Der Büroanteil als Einzel-Kunst-Unternehmerin wird leider unterschätzt. Die Arbeit, sprich Mails, Ausstellungsvorbereitungen, Katalogisierung der Originale, Kursbuchungen, Reisevorbereitungen, Ausstellungsbewerbungen, Fotos, Prospekt- und Kartengestaltung, Steuer-und Umsatzsteuererklärungen, sonstiger Schriftverkehr und vieles mehr, kostet viel mehr Zeit als mir lieb ist. Schließlich bin ich ja Künstlerin, Sekretärin, Organisatorin und für das Marketing zuständig.
Neben meiner Arbeit im Atelier und der angeschlossener Malschule, bin ich gut beschäftigt als Dozentin für abstrakte Malerei bei Reiseveranstalter und Unternehmen und war Organisatorin der fünfmaligen „sommerakademie dieser ART“ bis 2016 in Hamburg.
Zu den Projekten gehört seit 2009 eine jährliche Spendenaktion der Ateliergemeinschaft Ines Kollar, dessen Verkaufserlöse zu hundert Prozent verschiedenen sozialen Einrichtungen im Norden zu Gute kamen. Über 9.600 € konnten bislang gespendet werden. Wie ich finde eine stolze Summe für ein Atelier. Zweimal habe ich mich auch an der Hamburger Kunstauktion „LebensKünstler“ der NCL-Stiftung beteiligt.
Eine weitere große Leidenschaft ist unser Garten der direkt an mein Atelier knüpft. Hier stehen viele selbstgeschmiedete Skulpturen, bemalte Stühle, bepflanzte Jeanshosen, “blühende Köpfe“, ein altes Küchenbuffet und so weiter.
Wir haben bisher 6 Mal am „Offenen Garten in Schleswig-Holstein“ teilgenommen. Da sich meine Arbeitsräume, wie schon gesagt im Erdgeschoss befinden und wir eine Grenzbebauung haben, gehen an den Wochenenden auch alle Besucher durch das Atelier. Viele sind überrascht, aber auch erfreut, so unvermittelt auf Kunst zu treffen.
Mein Mann Jürgen Zocher und ich sind gerne Gastgeber, beruflich und privat.

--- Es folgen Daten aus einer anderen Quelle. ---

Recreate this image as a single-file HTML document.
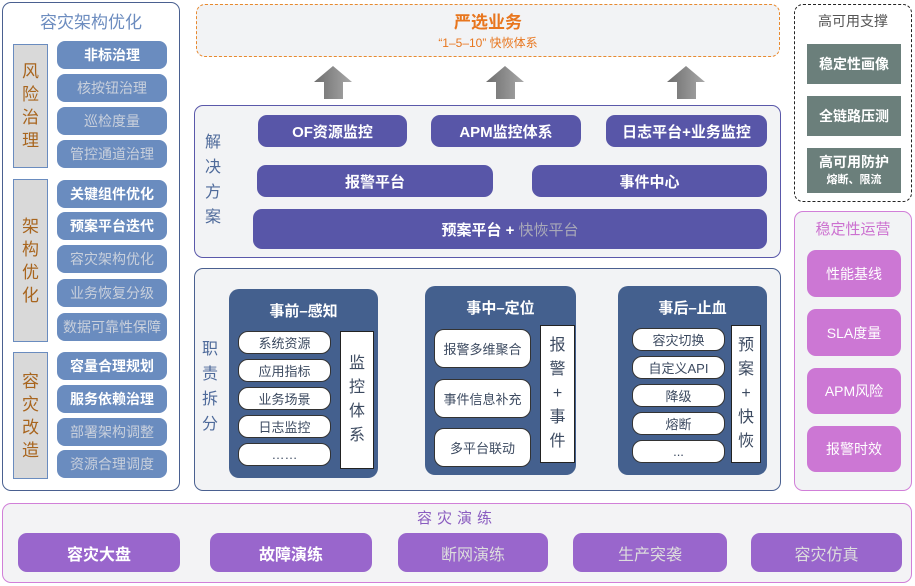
<!DOCTYPE html>
<html><head><meta charset="utf-8"><style>
*{box-sizing:border-box;margin:0;padding:0}
body{width:915px;height:586px;background:#fff;position:relative;overflow:hidden;font-family:"Liberation Sans","Noto Sans CJK SC",sans-serif}
div{position:absolute}
.c{display:flex;align-items:center;justify-content:center;text-align:center}
.pill{left:57px;width:110px;background:#6a8cbf;border-radius:8px;font-size:14px;color:#c9d0dc;height:28px}
.pw{color:#fff;font-weight:bold}
.grp{left:13px;width:35px;background:#d9d9d9;border:1.5px solid #6a8cbf;color:#a8651e;font-size:17px;line-height:23px}
.sol{background:#5856a8;border-radius:9px;color:#fff;font-size:15px;font-weight:bold}
.pan{background:#44608e;border-radius:10px}
.pt{color:#fff;font-size:15px;font-weight:bold;width:100%;text-align:center}
.wp{background:#fff;border:1px solid #333;border-radius:10px;font-size:13px;color:#3c4a60}
.side{background:#fff;border:1px solid #222;font-size:16px;color:#3c4a60;line-height:24px}
.gb{left:807px;width:94px;background:#6b7f7b;color:#fff;font-size:14px;font-weight:bold}
.pb{left:807px;width:94px;background:#cc77d4;color:#fff;font-size:14px;border-radius:9px}
.bb{top:533px;height:39px;background:#9966cc;border-radius:9px;font-size:16px;color:#fff;font-weight:bold}
.vl{color:#4e6a9a;font-size:16px;line-height:25px;width:20px;text-align:center}
</style></head><body>
<!-- left panel -->
<div style="left:2px;top:2px;width:178px;height:489px;border:1.5px solid #4a6090;border-radius:9px"></div>
<div class="c" style="left:2px;top:9px;width:178px;height:22px;color:#6c8cbf;font-size:17px">容灾架构优化</div>
<div class="grp c" style="top:44px;height:124px">风<br>险<br>治<br>理</div>
<div class="grp c" style="top:179px;height:163px">架<br>构<br>优<br>化</div>
<div class="grp c" style="top:352px;height:127px">容<br>灾<br>改<br>造</div>
<div class="pill c pw" style="top:41px">非标治理</div>
<div class="pill c" style="top:74px">核按钮治理</div>
<div class="pill c" style="top:107px">巡检度量</div>
<div class="pill c" style="top:140px">管控通道治理</div>
<div class="pill c pw" style="top:180px">关键组件优化</div>
<div class="pill c pw" style="top:212px">预案平台迭代</div>
<div class="pill c" style="top:245px">容灾架构优化</div>
<div class="pill c" style="top:279px">业务恢复分级</div>
<div class="pill c" style="top:313px">数据可靠性保障</div>
<div class="pill c pw" style="top:352px">容量合理规划</div>
<div class="pill c pw" style="top:385px">服务依赖治理</div>
<div class="pill c" style="top:418px">部署架构调整</div>
<div class="pill c" style="top:450px">资源合理调度</div>

<!-- top -->
<div style="left:196px;top:4px;width:584px;height:53px;border:1.5px dashed #e8892e;border-radius:9px;background:#f2f3f5"></div>
<div class="c" style="left:196px;top:9px;width:584px;height:22px;color:#e8761e;font-size:17px;font-weight:bold">严选业务</div>
<div class="c" style="left:196px;top:33px;width:584px;height:18px;color:#e8761e;font-size:12px">“1–5–10” 快恢体系</div>
<svg style="position:absolute;left:0;top:0" width="915" height="586">
<defs><linearGradient id="g" x1="0" x2="1"><stop offset="0" stop-color="#6e6e6e"/><stop offset="1" stop-color="#a8a8a8"/></linearGradient>
<linearGradient id="g2" x1="0" y1="0" x2="0" y2="1"><stop offset="0" stop-color="#a0a0a0"/><stop offset="1" stop-color="#777"/></linearGradient></defs>
<g fill="url(#g)">
<polygon points="314,82 333,66 352,82 343,82 343,99 324,99 324,82"/>
<polygon points="486,82 505,66 524,82 515,82 515,99 496,99 496,82"/>
<polygon points="667,82 686,66 705,82 696,82 696,99 677,99 677,82"/>
</g>
<g fill="url(#g2)">
<polygon points="385,387 402,387 402,378 418,395 402,412 402,403 385,403"/>
<polygon points="579,387 596,387 596,378 613,395 596,412 596,403 579,403"/>
</g>
</svg>

<!-- solution -->
<div style="left:194px;top:105px;width:587px;height:153px;border:1.5px solid #5a58aa;border-radius:9px;background:#f2f3f5"></div>
<div class="vl" style="left:203px;top:130px">解<br>决<br>方<br>案</div>
<div class="sol c" style="left:258px;top:115px;width:149px;height:32px">OF资源监控</div>
<div class="sol c" style="left:431px;top:115px;width:150px;height:32px">APM监控体系</div>
<div class="sol c" style="left:606px;top:115px;width:161px;height:32px">日志平台+业务监控</div>
<div class="sol c" style="left:257px;top:165px;width:236px;height:32px">报警平台</div>
<div class="sol c" style="left:532px;top:165px;width:235px;height:32px">事件中心</div>
<div class="sol c" style="left:253px;top:209px;width:514px;height:40px">预案平台 +&nbsp;<span style="color:#a9a9b8;font-weight:normal">快恢平台</span></div>

<!-- responsibilities -->
<div style="left:194px;top:268px;width:587px;height:223px;border:1.5px solid #4a6090;border-radius:9px;background:#f2f3f5"></div>
<div class="vl" style="left:200px;top:337px">职<br>责<br>拆<br>分</div>
<div class="pan" style="left:229px;top:289px;width:149px;height:189px"><div class="pt" style="top:11px">事前–感知</div></div>
<div class="wp c" style="left:238px;top:331px;width:93px;height:23px">系统资源</div>
<div class="wp c" style="left:238px;top:359px;width:93px;height:23px">应用指标</div>
<div class="wp c" style="left:238px;top:387px;width:93px;height:23px">业务场景</div>
<div class="wp c" style="left:238px;top:415px;width:93px;height:23px">日志监控</div>
<div class="wp c" style="left:238px;top:443px;width:93px;height:23px">……</div>
<div class="side c" style="left:340px;top:331px;width:34px;height:138px">监<br>控<br>体<br>系</div>

<div class="pan" style="left:425px;top:286px;width:151px;height:189px"><div class="pt" style="top:11px">事中–定位</div></div>
<div class="wp c" style="left:434px;top:329px;width:97px;height:39px">报警多维聚合</div>
<div class="wp c" style="left:434px;top:379px;width:97px;height:39px">事件信息补充</div>
<div class="wp c" style="left:434px;top:428px;width:97px;height:39px">多平台联动</div>
<div class="side c" style="left:540px;top:325px;width:35px;height:138px">报<br>警<br>+<br>事<br>件</div>

<div class="pan" style="left:618px;top:286px;width:149px;height:189px"><div class="pt" style="top:11px">事后–止血</div></div>
<div class="wp c" style="left:632px;top:328px;width:93px;height:23px">容灾切换</div>
<div class="wp c" style="left:632px;top:356px;width:93px;height:23px">自定义API</div>
<div class="wp c" style="left:632px;top:384px;width:93px;height:23px">降级</div>
<div class="wp c" style="left:632px;top:412px;width:93px;height:23px">熔断</div>
<div class="wp c" style="left:632px;top:440px;width:93px;height:23px">...</div>
<div class="side c" style="left:731px;top:325px;width:30px;height:138px">预<br>案<br>+<br>快<br>恢</div>

<!-- right -->
<div style="left:794px;top:4px;width:118px;height:198px;border:1.5px dashed #222;border-radius:9px"></div>
<div class="c" style="left:794px;top:11px;width:118px;height:20px;color:#555;font-size:14px">高可用支撑</div>
<div class="gb c" style="top:44px;height:40px">稳定性画像</div>
<div class="gb c" style="top:96px;height:40px">全链路压测</div>
<div class="gb c" style="top:148px;height:45px;flex-direction:column;line-height:18px">高可用防护<span style="font-size:11px">熔断、限流</span></div>

<div style="left:794px;top:211px;width:118px;height:280px;border:1.5px solid #d17fd8;border-radius:9px;background:#f2f3f5"></div>
<div class="c" style="left:794px;top:218px;width:118px;height:20px;color:#cc70d0;font-size:15px">稳定性运营</div>
<div class="pb c" style="top:250px;height:47px">性能基线</div>
<div class="pb c" style="top:309px;height:47px">SLA度量</div>
<div class="pb c" style="top:368px;height:46px">APM风险</div>
<div class="pb c" style="top:426px;height:46px">报警时效</div>

<!-- bottom -->
<div style="left:2px;top:503px;width:910px;height:80px;border:1.5px solid #d17fd8;border-radius:9px;background:#f3f3f5"></div>
<div class="c" style="left:2px;top:507px;width:910px;height:20px;color:#8a5cc0;font-size:15px;letter-spacing:5px">容灾演练</div>
<div class="bb c" style="left:18px;width:162px">容灾大盘</div>
<div class="bb c" style="left:210px;width:162px">故障演练</div>
<div class="bb c" style="left:398px;width:150px;color:#ddd;font-weight:normal">断网演练</div>
<div class="bb c" style="left:573px;width:154px;color:#ddd;font-weight:normal">生产突袭</div>
<div class="bb c" style="left:751px;width:151px;color:#ddd;font-weight:normal">容灾仿真</div>
</body></html>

Wir sind seit 15 Jahren eine große Patchwork-Familie, mit 5 erwachsenen Kindern, 4 Schwiegertöchter und derzeit 5 Enkelkindern.
Als leidenschaftliche Köchin und Bäckerin werden Besucher meiner Ausstellungen, den Workshops, dem offenen Garten und beim jährlichen “Plausch im Atelier“ gut und reichlich verköstigt.
Es macht einfach Spaß, ein offenes und gastfreundliches Atelierhaus zu haben und das auch zu leben.